Most use cases should start with a simple decorator:

import jax
from jax.experimental.jaxify import jaxify
from jax.experimental import enable_x64

@jaxify
def my_func(array1, array2):
   return some_complex_math(array1, array2)

print(jax.value_and_grad(my_func)(x, y))  # Warn about not using 64-bit math

with enable_x64():
    jax.value_and_grad(my_func)(x, y)  # No warning

Power use cases


# The user wants control over the step size
@jaxify(step_size=1e-9, mode="forward")
def my_func(array1, array2):
   return some_complex_math(array1, array2)

# The user wants per-argument control over the step size
@jaxify(step_size=(1e-9, 1e-3), mode=("forward", "center"))
def my_func(array1, array2):
   return some_complex_math(array1, array2)
froystig commented 1 year ago

@mbmccoy – Why bundle together (a) setting up a derivative rule based on FD with (b) setting up a pure_callback call?
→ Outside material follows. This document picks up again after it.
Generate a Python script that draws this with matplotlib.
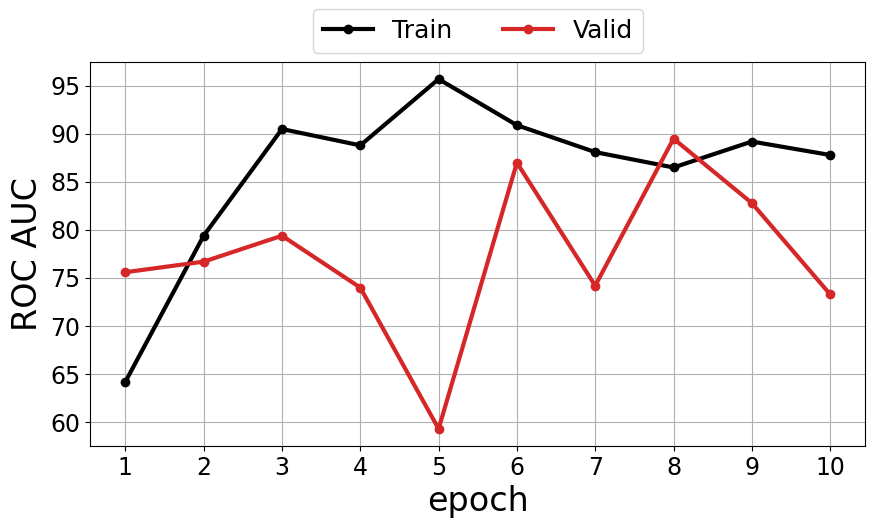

mbmccoy commented 1 year ago

There are two reasons I can think of to support FD for the same class of functions that pure_callback supports: equivalence and consistency. (Note that I'm suggesting that we use the same API for the functions, nothing more.)

Equivalence: The class of functions theoretically supportable by a generic FD technique are precisely those that are theoretically supportable by a pure_callback mechansim (that is, pure functions that accept and return numpy arrays).

Think about it: almost by definition, the functions we'd want to finite-difference are not supported directly within JAX's JIT, so computing their values during a generic finite-difference routine requires the use of some mechanism like pure_callback. If we manage to write an FD routine that supports more functions than pure_callback, we could backport the functionality to pure_callback using, for example, the value part of jax.value_and_grad.

Conversely, it's pretty easy to see that—at least in principle—we can write a wrapper that will apply finite differences to pure functions that accept and return numpy arrays. That's, of course, the challenge I've set out for myself here.

Consistency: Given the close link between the sets of functions supportable by pure_callback and those supportable by a generic finite difference routine, we should probably just insist that they are the same and test for it. This will allow us to leverage pure_callback and keep the overall API complexity roughly constant.

Example documentation

"""Make a function differentiable with JAX using finite differences.

[...]

The function must be pure (that it, side-effect free and deterministic based on its inputs), 
and both its inputs and outputs must be ``numpy`` arrays. These requirements are the
same as for the ``jax.pure_callback`` function.

[...]
"""

Note: edited for clarity and added an example docstring.

f0uriest commented 1 year ago

I'd also be very interested in helping with this. I've done a similar thing using pure_callback and custom_jvp but I haven't been able to get it to support both forward and reverse mode.

If I define a custom_jvp for the pure_callback, forward mode stuff like jacfwd works fine. However, if I try to use jacrev I usually get an error JaxStackTraceBeforeTransformation: ValueError: Pure callbacks do not support transpose. Please use `jax.custom_vjp` to use callbacks while taking gradients.

Using custom_vjp allows reverse mode to work, but since a function can't have both custom_jvp and custom_vjp defined (#3996), we're limited to one or the other.

ASEM000 commented 1 year ago

@mbmccoy I added a new functionality, define_fdjvp here, which satisfies most of the specs you defined. One note, forward, central and backward are replaced by offsets, so for $\sum A_i*f(x+a_i)/stepsize$, you only provide offsets=jnp.array([ai, ... ]) and $A_i$ will be calculated based on the other configs.